* _SET PROBLEM_: Return the data exactly, with all pictures removed.
========================================
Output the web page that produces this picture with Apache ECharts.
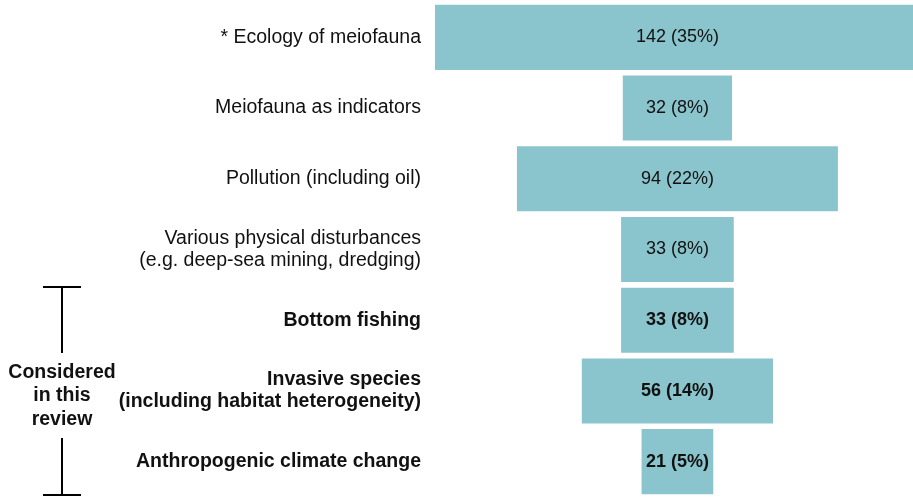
<!DOCTYPE html>
<html>
<head>
<meta charset="utf-8">
<script src="https://cdn.jsdelivr.net/npm/echarts@6/dist/echarts.min.js"></script>
<style>
    html, body {margin: 0; padding: 0; background: #ffffff;}
    #chart {width: 913px; height: 497px;}
</style>
</head>
<body>
<div id="chart"></div>
<script>
// 数据
const categories = [
    '* Ecology of meiofauna',
    'Meiofauna as indicators',
    'Pollution (including oil)',
    'Various physical disturbances\n(e.g. deep-sea mining, dredging)',
    'Bottom fishing',
    'Invasive species\n(including habitat heterogeneity)',
    'Anthropogenic climate change'
];
const counts = [142, 32, 94, 33, 33, 56, 21];
const percents = [35, 8, 22, 8, 8, 14, 5];
const inReview = [false, false, false, false, true, true, true];

const maxCount = Math.max(...counts);
const barColor = '#8AC5CD';
const textColor = '#111111';
const font = 'Liberation Sans, Arial, sans-serif';

// 居中用的透明偏移
let offsets = counts.map((v) => (maxCount - v) / 2);

let chart = echarts.init(document.getElementById('chart'));
let option = {
    animation: false,
    grid: {
        left: 435,
        top: 2,
        right: 0,
        height: 496,
        containLabel: false
    },
    xAxis: {
        type: 'value',
        min: 0,
        max: 140,   // 最宽的条超出画布右侧
        show: false
    },
    yAxis: {
        type: 'category',
        inverse: true,
        data: categories,
        axisLine: {show: false},
        axisTick: {show: false},
        splitLine: {show: false},
        axisLabel: {
            margin: 14,
            align: 'right',
            color: textColor,
            fontFamily: font,
            fontSize: 19.5,
            lineHeight: 22,
            formatter: (value, idx) => {
                let tag = inReview[idx] ? 'b' : 'n';
                return value.split('\n').map((line) => '{' + tag + '|' + line + '}').join('\n');
            },
            rich: {
                n: {fontSize: 19.5, fontFamily: font, color: textColor, lineHeight: 22},
                b: {fontSize: 19.5, fontFamily: font, color: textColor, fontWeight: 'bold', lineHeight: 22}
            }
        }
    },
    series: [
        {
            name: 'offset',
            type: 'bar',
            stack: 'total',
            silent: true,
            clip: false,
            itemStyle: {color: 'transparent'},
            data: offsets,
            barCategoryGap: '8%'
        },
        {
            name: 'count',
            type: 'bar',
            stack: 'total',
            clip: false,
            barCategoryGap: '8%',
            itemStyle: {color: barColor},
            data: counts.map((v, i) => ({
                value: v,
                label: {fontWeight: inReview[i] ? 'bold' : 'normal'}
            })),
            label: {
                show: true,
                position: 'inside',
                color: textColor,
                fontFamily: font,
                fontSize: 18,
                formatter: (p) => p.value + ' (' + percents[p.dataIndex] + '%)'
            }
        }
    ],
    graphic: [
        {type: 'line', shape: {x1: 43, y1: 287, x2: 81, y2: 287}, style: {stroke: '#000', lineWidth: 2}},
        {type: 'line', shape: {x1: 62, y1: 287, x2: 62, y2: 353}, style: {stroke: '#000', lineWidth: 2}},
        {type: 'line', shape: {x1: 62, y1: 438, x2: 62, y2: 495}, style: {stroke: '#000', lineWidth: 2}},
        {type: 'line', shape: {x1: 43, y1: 495, x2: 81, y2: 495}, style: {stroke: '#000', lineWidth: 2}},
        {
            type: 'text',
            x: 62,
            y: 396,
            style: {
                text: 'Considered\nin this\nreview',
                align: 'center',
                verticalAlign: 'middle',
                fill: textColor,
                font: 'bold 19.5px ' + font,
                lineHeight: 23.5
            }
        }
    ]
};
chart.setOption(option);
</script>
</body>
</html>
========================================
* _CORRECT RESPONSE_:
Output the web page that produces this picture with Apache ECharts.
<!DOCTYPE html>
<html>
<head>
<meta charset="utf-8">
<script src="https://cdn.jsdelivr.net/npm/echarts@6/dist/echarts.min.js"></script>
<style>
    html, body {margin: 0; padding: 0; background: #ffffff;}
    #chart {width: 913px; height: 497px;}
</style>
</head>
<body>
<div id="chart"></div>
<script>
// 数据
const categories = [
    '* Ecology of meiofauna',
    'Meiofauna as indicators',
    'Pollution (including oil)',
    'Various physical disturbances\n(e.g. deep-sea mining, dredging)',
    'Bottom fishing',
    'Invasive species\n(including habitat heterogeneity)',
    'Anthropogenic climate change'
];
const counts = [142, 32, 94, 33, 33, 56, 21];
const percents = [35, 8, 22, 8, 8, 14, 5];
const inReview = [false, false, false, false, true, true, true];

const maxCount = Math.max(...counts);
const barColor = '#8AC5CD';
const textColor = '#111111';
const font = 'Liberation Sans, Arial, sans-serif';

// 居中用的透明偏移
let offsets = counts.map((v) => (maxCount - v) / 2);

let chart = echarts.init(document.getElementById('chart'));
let option = {
    animation: false,
    grid: {
        left: 435,
        top: 2,
        right: 0,
        height: 496,
        containLabel: false
    },
    xAxis: {
        type: 'value',
        min: 0,
        max: 140,   // 最宽的条超出画布右侧
        show: false
    },
    yAxis: {
        type: 'category',
        inverse: true,
        data: categories,
        axisLine: {show: false},
        axisTick: {show: false},
        splitLine: {show: false},
        axisLabel: {
            margin: 14,
            align: 'right',
            color: textColor,
            fontFamily: font,
            fontSize: 19.5,
            lineHeight: 22,
            formatter: (value, idx) => {
                let tag = inReview[idx] ? 'b' : 'n';
                return value.split('\n').map((line) => '{' + tag + '|' + line + '}').join('\n');
            },
            rich: {
                n: {fontSize: 19.5, fontFamily: font, color: textColor, lineHeight: 22},
                b: {fontSize: 19.5, fontFamily: font, color: textColor, fontWeight: 'bold', lineHeight: 22}
            }
        }
    },
    series: [
        {
            name: 'offset',
            type: 'bar',
            stack: 'total',
            silent: true,
            clip: false,
            itemStyle: {color: 'transparent'},
            data: offsets,
            barCategoryGap: '8%'
        },
        {
            name: 'count',
            type: 'bar',
            stack: 'total',
            clip: false,
            barCategoryGap: '8%',
            itemStyle: {color: barColor},
            data: counts.map((v, i) => ({
                value: v,
                label: {fontWeight: inReview[i] ? 'bold' : 'normal'}
            })),
            label: {
                show: true,
                position: 'inside',
                color: textColor,
                fontFamily: font,
                fontSize: 18,
                formatter: (p) => p.value + ' (' + percents[p.dataIndex] + '%)'
            }
        }
    ],
    graphic: [
        {type: 'line', shape: {x1: 43, y1: 287, x2: 81, y2: 287}, style: {stroke: '#000', lineWidth: 2}},
        {type: 'line', shape: {x1: 62, y1: 287, x2: 62, y2: 353}, style: {stroke: '#000', lineWidth: 2}},
        {type: 'line', shape: {x1: 62, y1: 438, x2: 62, y2: 495}, style: {stroke: '#000', lineWidth: 2}},
        {type: 'line', shape: {x1: 43, y1: 495, x2: 81, y2: 495}, style: {stroke: '#000', lineWidth: 2}},
        {
            type: 'text',
            x: 62,
            y: 396,
            style: {
                text: 'Considered\nin this\nreview',
                align: 'center',
                verticalAlign: 'middle',
                fill: textColor,
                font: 'bold 19.5px ' + font,
                lineHeight: 23.5
            }
        }
    ]
};
chart.setOption(option);
</script>
</body>
</html>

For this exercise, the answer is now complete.